Los mensajes de los propagandistas del Kremlin son desconcertantes. Hace una semana cuestionaban la información occidental que anticipaba el avance triunfal de la resistencia ucraniana hacia Jersón. Y ayer comenzaron a trasladar que la retirada de sus tropas en esta ciudad bañada por el río Dniéper y el mar Negro no es más que un revés asumible en el plan general.

Curiosamente, los mensajes que proyecta el régimen de Vladímir Putin se encajan mejor cuando se interpretan al revés. De ese modo se entiende la importancia estratégica para Ucrania de provocar la huida de las tropas rusas de la capital de Jersón. Porque llega menos de un mes y medio después de la ficción de los referendos por los que Rusia se anexionó Jersón, Zaporiyia, Donetsk y Luhansk sin ningún reconocimiento internacional reseñable.

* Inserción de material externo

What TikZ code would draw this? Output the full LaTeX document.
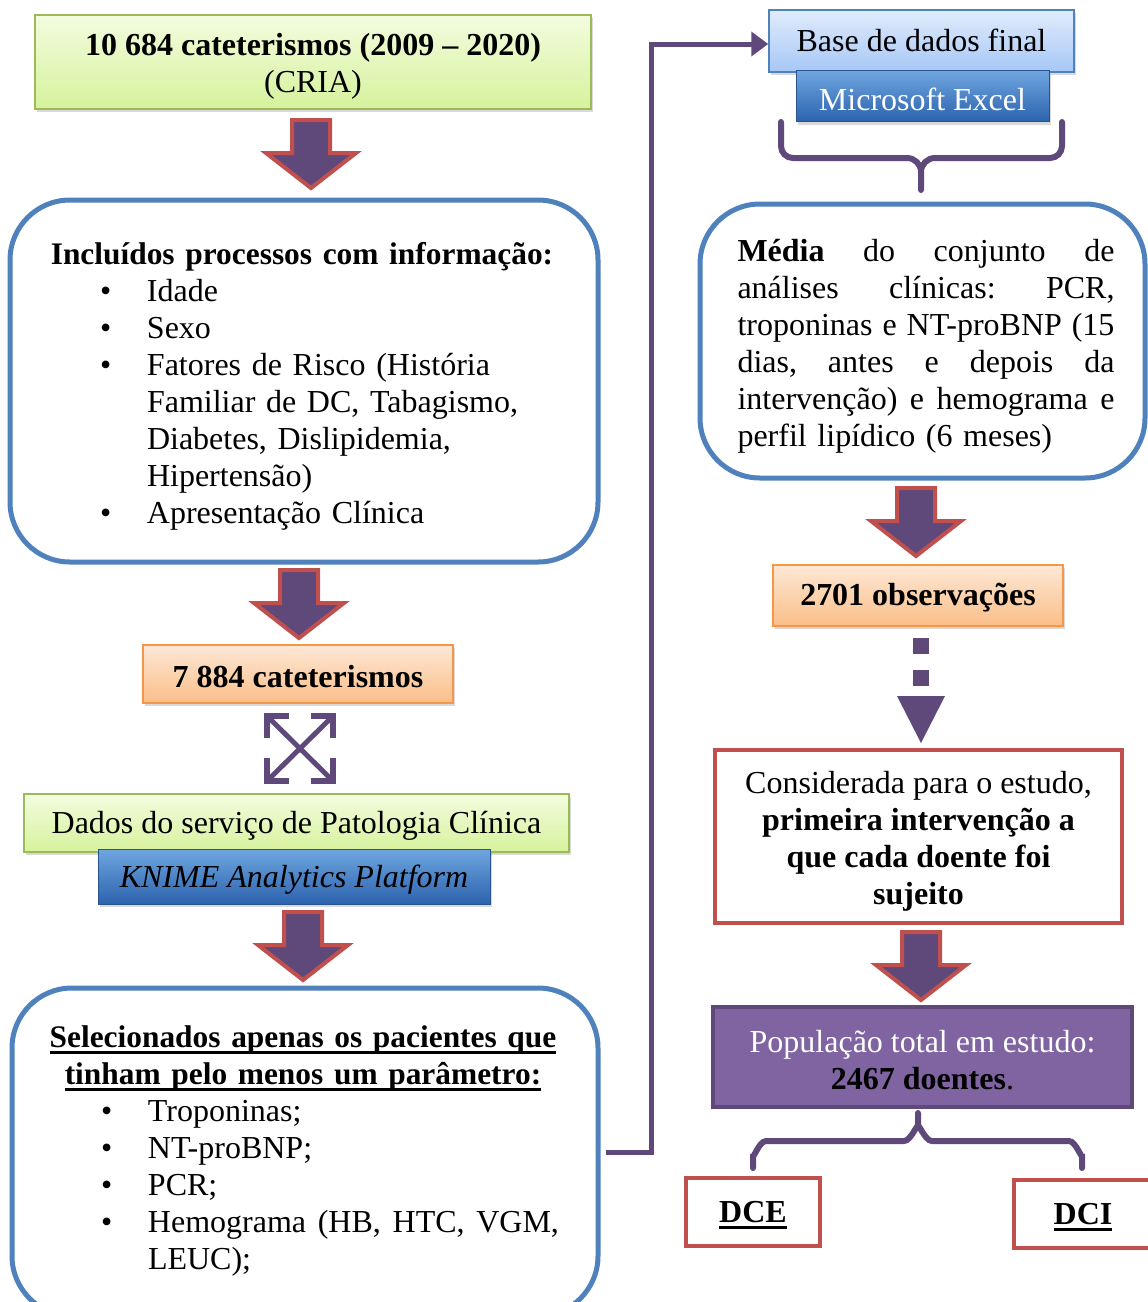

Falta por conocer la dimensión de la retirada anunciada por el ministro de Defensa ruso y cuántos soldados invasores quedan sobre el terreno para presentar batalla. En este sentido, la Inteligencia ucraniana acierta al moderar su entusiasmo y prepararse para una posible trampa del enemigo en la capital.

Pero, con las cartas sobre la mesa, parece evidente que el Ejército bien equipado y formado que se presupuso de Rusia era una ilusión. Que la resistencia ucraniana, con el apoyo de Occidente, está pasando por encima de la supuesta superioridad de la vieja potencia. Y que, de mantenerse esta inercia, los bastiones ocupados irán cayendo, poco a poco, como piezas de dominó.

En este contexto, no debe sorprender la multiplicación de discursos y análisis que claman por una negociación entre Zelenski y Putin para detener la guerra. Una negociación que apelaría a la renuncia ucraniana de buena parte de sus territorios y, por extensión, al abandono a su suerte de cientos de miles de compatriotas. Sin embargo, estas llamadas a la negociación dan medida de la debilidad de Rusia y de su incapacidad para doblegar a la resistencia sobre el terreno.

Hace unos días, The Washington Post publicó que la Casa Blanca está persuadiendo a Zelenski para que se abra a la negociación. Pero conviene no malinterpretar este mensaje. El apoyo estadounidense no está en entredicho. Al contrario, la semana pasada anunció un nuevo paquete de ayuda militar valorado en 625 millones de euros. Lo que se lee entre líneas del consejo a Kyiv es, más bien, una estrategia comunicativa que muestre a un Zelenski abierto a negociar. De ahí que el presidente ucraniano haya renunciado a la línea roja de que Putin abandone el Kremlin.

Queda claro que no es más que un gesto simbólico. Que cambia poco o nada el escenario de fondo. Pero carecería de sentido que Ucrania hiciera otras concesiones o que transmitiera una fragilidad que, a estas alturas, sólo corresponde a Rusia. Cualquiera que se pregunte qué habría sido de Jersón si su Gobierno hubiese renunciado a disputarlo conoce la respuesta.

Zelenski tiene el mandato popular de recuperar cada territorio perdido y el 95% de los ciudadanos cree en la victoria, como resalta el Centro Internacional para la Victoria Ucraniana. A decir verdad, cada día que pasa está más cerca de ella. 

Es cierto que la guerra acabará cuando ambas partes se sienten a negociar. Pero todavía quedan muchas fases que superar hasta ese momento. Que todos los actores asumen que la guerra va para largo lo demuestra, también, el nuevo paquete de 500 millones de la Unión Europea y la formación de varios miles de soldados ucranianos, a lo largo de los próximos dos años, por parte de los Veintisiete.

Ucrania tendrá que negociar, en fin, cuando pueda hacerlo en las condiciones más favorables, y no cuando lo decida una Rusia incapaz de contener el avance de la resistencia. Cabe presumir que esto se producirá cuando cada parte asuma la incapacidad de obtener más victorias. Es decir, cuando la guerra se estanque.

Zelenski tiene que esperar al momento adecuado. Y, hasta entonces, desentenderse de las presiones interesadas y rechazar armisticios que sean vitales para el rearme de Putin.